- Education: University of Pécs
- Occupation: Economist
- Years active: 2003-Present

= Zoltan Pozsar =

Hungarian-American economist

Zoltan Pozsar is a Hungarian-American economist specializing in the study of the financial system, money markets, and shadow banking. He has worked at international financial institutions and in the private sector, where he has become known for his analyses of the architecture of the global financial system and the role of non-bank intermediaries in providing liquidity.

Pozsar has produced influential research on the functioning of short-term funding markets, particularly regarding liquidity crises and the interactions among central banks, commercial banks, and shadow banking entities. His professional career includes positions at the International Monetary Fund, the Federal Reserve Bank of New York, and the investment firm Credit Suisse, where he served as Managing Director in the strategy for rates and credit. In 2023, he founded Ex Uno Capital, an independent macroeconomic advisory firm.

==Early life and education==
Zoltan Pozsar was born in Hungary. He graduated from the University of Pécs and received an MBA from KDI School of Public Policy and Management.

==Career==
In 2003, on a recommendation from KDI professor David J. Behling, Pozsar was hired by Mark Zandi of Moody's economy.com as an associate economist, initially charged with covering the recreational goods industry. In January 2006, Pozsar — along with two Moody's colleagues — predicted forecasts for trade gap, industrial production, durable goods orders and personal incomes that were the most accurate of any among major Wall Street analysts that month, earning the trio the MarketWatch Forecaster of the Month award.

He subsequently went to work at the Federal Reserve Bank of New York where he led market intelligence for securitized credit markets.

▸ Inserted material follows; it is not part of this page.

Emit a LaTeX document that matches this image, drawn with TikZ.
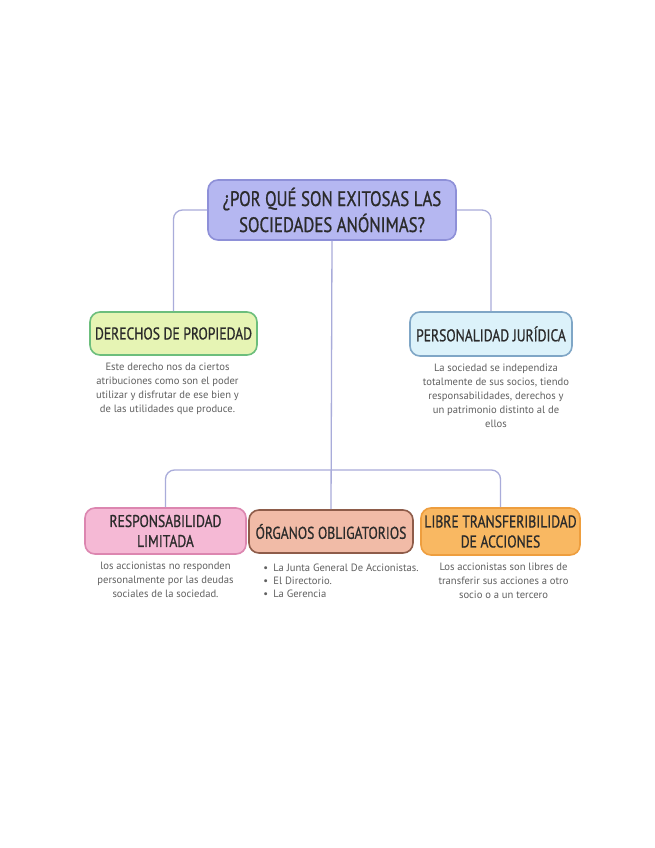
\documentclass[tikz,border=0pt]{standalone}
\usepackage{fontspec}
\setmainfont{PT Sans}
\newfontfamily\headfont[FakeStretch=0.8, FakeBold=0.8]{PT Sans}
\usetikzlibrary{positioning}
\definecolor{Lav}{HTML}{B5B7F1}
\definecolor{LavLine}{HTML}{8E90D8}
\definecolor{Link}{HTML}{A9ACDA}
\definecolor{Lime}{HTML}{E6F4B4}
\definecolor{LimeLine}{HTML}{6CBE7C}
\definecolor{Sky}{HTML}{DCF2FA}
\definecolor{SkyLine}{HTML}{7FA6C6}
\definecolor{Pink}{HTML}{F5B9D5}
\definecolor{PinkLine}{HTML}{DC86B0}
\definecolor{Salmon}{HTML}{F1BBA7}
\definecolor{SalmonLine}{HTML}{8E5C4A}
\definecolor{Amber}{HTML}{F9B862}
\definecolor{AmberLine}{HTML}{EE9E3E}
\definecolor{Ink}{HTML}{2B2B2B}
\definecolor{Note}{HTML}{606060}

\begin{document}
\begin{tikzpicture}[x=1pt, y=-1pt, node distance=7pt,
  box/.style={rounded corners=10pt, line width=1.6pt, inner sep=0pt, align=center, text=Ink, font=\headfont\fontsize{17}{20}\selectfont},
  desc/.style={inner sep=0pt, align=center, text=Note, font=\fontsize{10.6}{14}\selectfont},
  link/.style={draw=Link, line width=1.3pt, rounded corners=9pt}]
\useasboundingbox (0,0) rectangle (655,848);
\fill[white] (0,0) rectangle (655,848);

% main question
\node[box, fill=Lav, draw=LavLine, minimum width=248pt, minimum height=60pt, font=\headfont\fontsize{21}{26}\selectfont] (title) at (332,210) {¿POR QUÉ SON EXITOSAS LAS\\SOCIEDADES ANÓNIMAS?};

% first row
\node[box, fill=Lime, draw=LimeLine, minimum width=167pt, minimum height=43pt] (derechos) at (173.5,333.5) {DERECHOS DE PROPIEDAD};
\node[box, fill=Sky, draw=SkyLine, minimum width=162pt, minimum height=44pt] (persona) at (491,334) {PERSONALIDAD JURÍDICA};

\node[desc, below=of derechos, xshift=-6pt] (derechos-txt) {Este derecho nos da ciertos\\atribuciones como son el poder\\utilizar y disfrutar de ese bien y\\de las utilidades que produce.};
\node[desc, below=of persona, xshift=5pt] (persona-txt) {La sociedad se independiza\\totalmente de sus socios, tiendo\\responsabilidades, derechos y\\un patrimonio distinto al de\\ellos};

% second row
\node[box, fill=Pink, draw=PinkLine, minimum width=161pt, minimum height=46pt] (resp) at (165.5,531) {RESPONSABILIDAD\\LIMITADA};
\node[box, fill=Salmon, draw=SalmonLine, minimum width=164pt, minimum height=43pt] (organos) at (331,531.5) {ÓRGANOS OBLIGATORIOS};
\node[box, fill=Amber, draw=AmberLine, minimum width=159pt, minimum height=47pt] (libre) at (500.5,531.5) {LIBRE TRANSFERIBILIDAD\\DE ACCIONES};

\node[desc, below=of resp] (resp-txt) {los accionistas no responden\\personalmente por las deudas\\sociales de la sociedad.};
\node[desc, below=10pt of organos, xshift=10pt, align=left, font=\fontsize{10.6}{13}\selectfont] (organos-txt) {\textbullet\enspace La Junta General De Accionistas.\\\textbullet\enspace El Directorio.\\\textbullet\enspace La Gerencia};
\node[desc, below=of libre, xshift=3pt] (libre-txt) {Los accionistas son libres de\\transferir sus acciones a otro\\socio o a un tercero};

% connectors
\coordinate (bar) at (332,470);
\draw[link] (title.west) -| (derechos.north);
\draw[link] (title.east) -| (persona.north);
\draw[link] (title.south) -- (organos.north);
\draw[link] (resp.north) |- (bar) -| (libre.north);
\end{tikzpicture}
\end{document}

From 2011 to 2012, Pozsar was a visiting scholar at the International Monetary Fund and, from 2012 to 2015, a senior advisor with the U.S. Department of the Treasury.

In 2015, he left the U.S. Treasury department to join Credit Suisse as a director, and was later promoted to a managing director responsible for the bank's short-term interest rate strategy. At Credit Suisse, Pozsar correctly predicted a major shift in U.S. repurchase agreement markets that occurred in 2019.

He left Credit Suisse in May 2023. The following month, he announced the launch of his own advisory firm called Ex Uno Plures, a reversal of the Latin phrase 'e pluribus unum' that means 'out of one, many,' where he would offer clients insight into the dollar system.

===Writing and influence===
Pozsar is an influential taxonomist of shadow banking, described by Reuters as a "markets guru", and lauded by Adam Tooze as the Jules Verne of financial forecasting due to what Tooze calls his “brilliant and intellectually fertile” writing. In 2022, the Financial Times wrote that Pozsar was the only financier with his own hashtag on social media and that whenever Pozsar "publishes research, the financial corners of Twitter will light up with comments on the latest from #Zoltan". According to the Wall Street Journal, Wall Street insiders trade copies of Pozsar's writing "like music fans swapping bootlegs".

====Selected works====
- Pozsar, Zoltan (2014). "Shadow Banking: The Money View"
- Pozsar, Zoltan (2011). "Institutional Cash Pools and the Triffin Dilemma of the U.S. Banking System"
- Pozsar, Zoltan (2010). "Shadow Banking"

==Personal life==
Pozsar is fluent in English, German, and Hungarian.